Julian Gough: I wrote the End Poem. I also own it, because I never signed a contract with Mojang, or Microsoft. Now I am setting the End Poem free, under a Creative Commons public domain license, for all of you to use, dramatise, film, sing, remix, or play with.
As you can tell from my total lack of karma, I don't really use Reddit (wrong generation). But I thought I'd pop by, because this might be of interest to some of you.
My name is Julian Gough; I mostly write novels and children's books. Back in 2011, though, I wrote the End Poem, just before the official launch of the game. For complicated reasons, I never signed the contract with Mojang, and for even more complicated reasons, I again refused to sign it in 2014, when Microsoft bought Mojang. So I own the End Poem.
It's been kind of tricky to know what to DO about that, and over the years I mostly just parked the problem. Most of the problems that led to me not signing the contract were to do with friendship, not money, so I was very reluctant to send in the lawyers, because suing would have made it all about money, and it wasn't about money. Plus, suing is bad karma! And I liked everyone involved; we had just communicated badly. And I love Minecraft, and love the fact that so many people get to see the End Poem. I mean, that's why I wrote it.
Although, it's an oversimplification to say "I wrote the End Poem": particularly in the second half, the universe wrote the End Poem through me. I had no idea what words would come out of my pen next; even though I was writing them down, I read them with fascination as they appeared.
So, anyway, last year, I did some (nice, legal, safe) psilocybin mushrooms in a very special place in the Netherlands, and rather to my surprise, got some advice from the universe about Microsoft and Minecraft... and you.

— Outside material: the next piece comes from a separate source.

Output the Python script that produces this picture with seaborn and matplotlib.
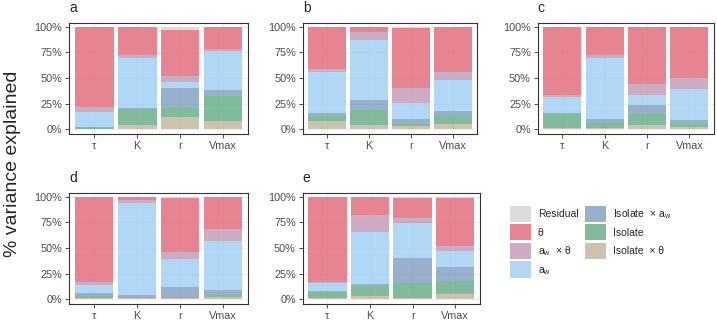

And so I have finally freed the End Poem. More specifically, I have made it available under a Creative Commons license. This one: CC0 1.0 Universal (CC0 1.0) Public Domain Dedication
It's a nice elegant solution to the problem, where nobody gets hurt. By bringing the End Poem into the public domain, everyone is free to use it, including Microsoft. So I give them the gift of the End Poem, and they give me the gift of continuing to distribute it around the world. Nothing in the game needs to change. But outside the game, you are all now free to play with the End Poem; put it on posters, or t-shirts, or barn doors, set it to music, make it into an art film, whatever.